Late last November, my wife and I were traveling overseas. It was a long awaited trip-of-a-lifetime for us.
Our sons were frequently checking on our house. But one day, our younger son stopped into the house only to find that the electricity seemed to have gone crazy. Lights were blinking and multiple Uninterruptible Power Supplies (UPS’s) were sounding alarms. He asked our friendly neighbor if they were having electrical problems—to which the answer was no. Lights were also on at several adjacent houses.
But our neighbor had been through a lightning strike event at his house a few years back and offered to help. First, they went into the basement and checked to see if any circuit breakers were tripped. No luck there. Out in the yard, they could hear an outdoor unit of a heat-pump/air-conditioner trying and failing to start. That convinced our neighbor that perhaps at least one phase of the incoming AC power was bad. (His diagnosis was soon proved correct.)
Finally, they walked over to the electric meter on a far corner at the back of the house. What they found astonished them. The meter was basically hanging out of the meter-base. The meter-base (metal box) appeared to be charred and misshaped. The meter-base had essentially exploded.
My son contacted the local power company, and our neighbor (having been through a similar event) knew that we would need to provide a replacement meter-base. The Power Company owns the incoming lines and the meter, but the homeowner owns the meter base. Our younger son and neighbor contacted our older son who volunteered to pick up a replacement meter-base from a local hardware home supply store (Menards).
The older son and his wife arrived with a new meter base just as the Power Company technician was shutting off power to the house at the transformer. My son tells me that his wife provided critical help during the repair process. Indeed, I have often found that difficult problems are typically solved with the help of many unsung heroes.
The Power Company tech stayed with the older son and neighbor, offering advice and some tools to help them quickly replace the meter-base. He then repaired the incoming (Power Company) lines which had been significantly damaged inside the old meter-base during whatever event had happened there. Finally, he re-enabled power from the mains transformer.
I cannot be 100% sure what kind of event caused this failure, but I am suspicious that there might have been a direct lightning strike nearby. It seems unlikely that the 220VAC system could deliver enough energy to blow up the meter-base and melt through aluminum wire connections with the same diameter as my thumb.

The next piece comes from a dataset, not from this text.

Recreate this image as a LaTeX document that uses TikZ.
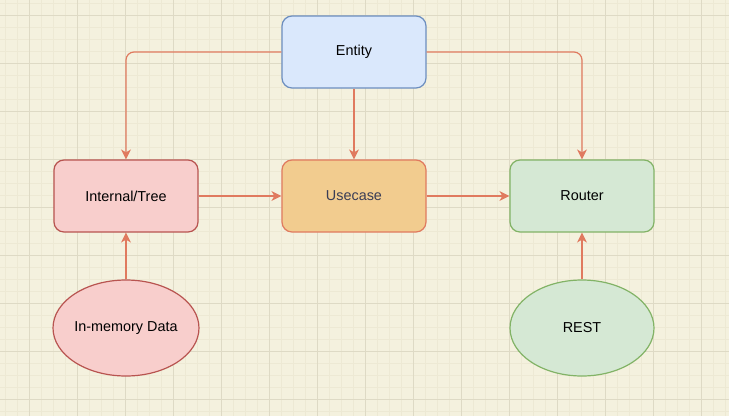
\documentclass[tikz,border=0pt]{standalone}
\usepackage{fontspec}
\setmainfont{Liberation Sans}
\usepackage{tikz}
\usetikzlibrary{arrows.meta,shapes.geometric}
\definecolor{paper}{HTML}{F4F1DE}
\definecolor{gridminor}{HTML}{EDE9D4}
\definecolor{gridmajor}{HTML}{DEDAC5}
\definecolor{linkred}{HTML}{E07A5F}
\definecolor{ucfill}{HTML}{F2CC8F}
\definecolor{uctext}{HTML}{393C56}
\definecolor{bluefill}{HTML}{DAE8FC}
\definecolor{bluedraw}{HTML}{6C8EBF}
\definecolor{redfill}{HTML}{F8CECC}
\definecolor{reddraw}{HTML}{B85450}
\definecolor{greenfill}{HTML}{D5E8D4}
\definecolor{greendraw}{HTML}{82B366}
\tikzset{>={Stealth[length=10pt,width=10pt,inset=3pt]}}
\tikzset{
  box/.style={draw,rounded corners=10pt,line width=1.2pt,minimum width=144pt,
    minimum height=72pt,inner sep=0pt,font=\fontsize{14.4}{17}\selectfont},
  store/.style={draw,ellipse,line width=1.2pt,minimum width=144pt,
    minimum height=96pt,inner sep=0pt,font=\fontsize{14.4}{17}\selectfont},
  link/.style={->,draw=linkred,line width=1.2pt,rounded corners=8pt}
}

\begin{document}
\begin{tikzpicture}[x=1pt,y=-1pt]
       \useasboundingbox (0,0) rectangle (729,416);
       \fill[paper] (0,0) rectangle (729,416);
       \foreach \gx in {5,17,...,725} \draw[gridminor,line width=1pt] (\gx,0) -- (\gx,416);
       \foreach \gy in {3,15,...,413} \draw[gridminor,line width=1pt] (0,\gy) -- (729,\gy);
       \foreach \gx in {29,77,...,725} \draw[gridmajor,line width=1pt] (\gx,0) -- (\gx,416);
       \foreach \gy in {15,63,...,413} \draw[gridmajor,line width=1pt] (0,\gy) -- (729,\gy);
       % boxes
       \node[box,fill=bluefill,draw=bluedraw] (entity) at (354,52) {Entity};
       \node[box,fill=redfill,draw=reddraw] (tree) at (126,196) {Internal/Tree};
       \node[box,fill=ucfill,draw=linkred,text=uctext] (usecase) at (354,196) {Usecase};
       \node[box,fill=greenfill,draw=greendraw] (router) at (582,196) {Router};
       \node[store,fill=redfill,draw=reddraw] (memdata) at (126,328) {In-memory Data};
       \node[store,fill=greenfill,draw=greendraw] (rest) at (582,328) {REST};
       % links
       \draw[link] (entity.west) -| (tree.north);
       \draw[link] (entity.east) -| (router.north);
       \draw[link] (entity.south) -- (usecase.north);
       \draw[link] (tree.east) -- (usecase.west);
       \draw[link] (usecase.east) -- (router.west);
       \draw[link] (memdata.north) -- (tree.south);
       \draw[link] (rest.north) -- (router.south);
\end{tikzpicture}
\end{document}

There was no evidence of a short circuit internal to the house. The wiring from the meter-base into the house was completely undamaged.
Image4: Newly repaired meter-base installation. Note the heavy insulation covering the incoming line splices.
One UPS destroyed by the event was replaced by my son. I later found that two memory modules in a laser printer were broken, almost certainly caused by the same event. New memory modules quickly brought that laser printer back to life. Even our food in the refrigerator/freezer was not damaged, since the power outage was reasonably short.
In any case, the quick action and attention-to-detail by my sons, my neighbor, and the power company meant that power to the house was quickly restored—and more importantly, the house did NOT burn down. We have much to be thankful for and greatly appreciate the work of our sons, their spouses, our neighbor, and the power company in saving our holidays.